Many concerns have been raised following the global financial crisis about the role of third parties in market collapses. Accordingly, we have responded to the role of third parties in instances of market misconduct by taking active enforcement action.
Third parties can include (but are not limited to) legal advisers, trustees, auditors, and expert advisers. Where unlawful market misconduct can fairly be attributed to third parties, we will continue to consider the pursuit of those parties.
Publication of enforcement action
We will continue to publicise enforcement action against those active in the financial markets unless there is policy, legal or other compelling reasons not to. This approach is intended to maximise the visible deterrence of enforcement activity, and to educate market participants about the behaviour and standards we expect of those operating in our jurisdiction.

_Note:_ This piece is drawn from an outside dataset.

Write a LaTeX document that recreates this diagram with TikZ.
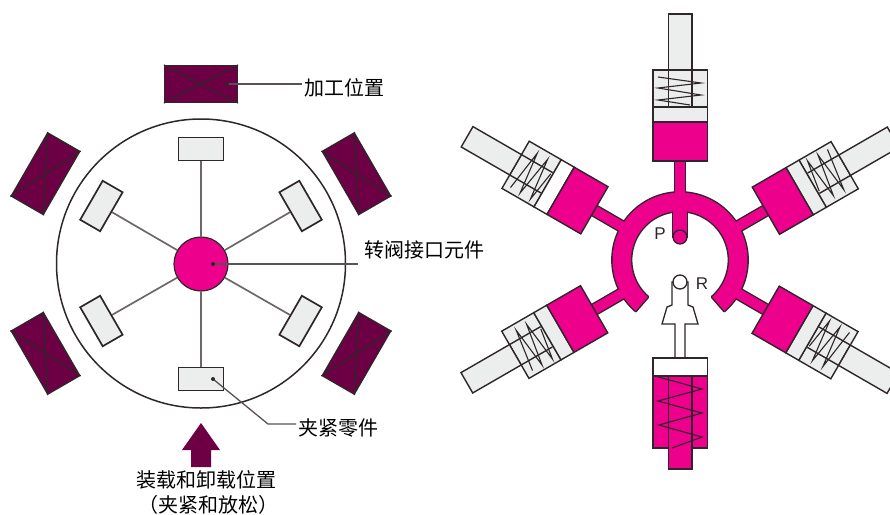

Intervention earlier in the life cycle
Some financial products will fail as there are no guarantees in financial investments. No regulatory regime can prevent failures in the market. We will not intervene where there has been effective and lawful disclosure following the failure; where the investor understands and accepts the risks; and where there is no unlawful conduct.
However, we will intervene, and intervene earlier in the product lifecycle, where failure follows misconduct such as mis-selling, misinformation, or market manipulation.
We will also intervene where a product is well known and useful but the sales and distribution processes do not achieve appropriate customer outcomes or meet appropriate regulatory standards.
The use of administrative orders under the FMC Act will continue to support this approach.
Our approach to the use of criminal powers
- We have powers to bring both civil and criminal actions against financial market participants for misconduct.
- We are committed to financial markets that work well for both investors and businesses seeking capital. Accordingly, we will ensure that criminal sanctions are used appropriately. This ensures there are no disincentives for businesses and individuals (including directors) to participate in the market.
- Under the FMC Act, criminal action is reserved for the most egregious and serious misconduct. Accordingly, we will only take criminal action where there is evidence of intentional, reckless, or other serious unlawful conduct.
- We will apply the principles of fairness and proportionality to any decision on whether to pursue civil or criminal actions.
Our use of section 34 powers
Section 34 of the FMA Act 2011 is a significant power, allowing the FMA to 'stand in the shoes' of another person's right to take action against a third party. For example, we may take action on behalf of a company against its directors for breach of the directors' duties owed to that company. We may also take the action for an individual against a particular financial market participant on behalf of that individual.
While the inclusion of this power was the subject of many submissions during consultation on the draft legislation, Parliament chose to maintain it to give us the ability to pursue actions that, for various reasons, others may not be able to.
We will use these powers consistently with Parliament's intention as and when the appropriate cases present themselves. This is likely to be in a priority area such as a case that involves risk of serious harm to the market, significant loss (or the risk of significant loss), a large number of investors, high product risk (including but not limited to complexity), particular investor vulnerability, or a case involving predatory, prevalent or increasing patterns of misconduct.
Settlement policy
- Where a financial market participant is considering a settlement proposal, we would encourage this to be brought to us early in the process before we have committed to pursuing an enforcement case.
- A useful settlement proposal would be well developed, include draft admissions, a detailed and realistic remediation proposal, and reparation where appropriate.
- Based on our model litigant policy, we will consider all reasonable settlement proposals which meet our regulatory objectives.
Co-operation
Openness and co-operation with us, in particular where a compliance problem is self-identified and reported, will be important in determining the level of any sanction or whether a sanction is warranted.
Our co-operation policy outlines how we might exercise our discretion on whether to take a lower level regulatory response or no action at all against an individual or business in exchange for information and full, continuing and complete co-operation.
Download our co-operation policy
Co-ordinating enforcement activity with other agencies
We work closely with other agencies to pursue our enforcement objectives. We have formal memoranda of understanding with various agencies.
This working relationship will include but is not limited to, information sharing, co-regulatory investigations, joint proceedings where appropriate, and co-operation in identifying problem areas of the market to focus enforcement activity on.
Clarification of the law
We have a statutory responsibility to review the law and practices related to providing financial products and services. Among other things, this may require us to test the boundaries of the law for the overall benefit of all market participants. Accordingly, we may take ‘grey area’ cases in order to provide clarity to the market.
Matters we are unlikely to enforce
- We will not enforce every breach that comes to our attention.
- These breaches may be cases where enforcement would not be justified in the public interest, are unlikely to further our statutory and strategic objectives, or where there are opportunities for more effective intervention.
- On this basis, we are less likely to pursue matters that are one-off, isolated, or minor events relating to a technical error or similar issues, unless there are other compelling reasons to do so. We are more likely to respond to such matters in a low level and proportionate manner, and to keep the matter and/or the financial market participant under review.
- We are also unlikely to pursue matters that are more appropriately resolved directly by dispute resolution schemes or between private parties as a matter of contract.
- Our regulatory response guidelines give specific guidance on how we decide the appropriate regulatory response.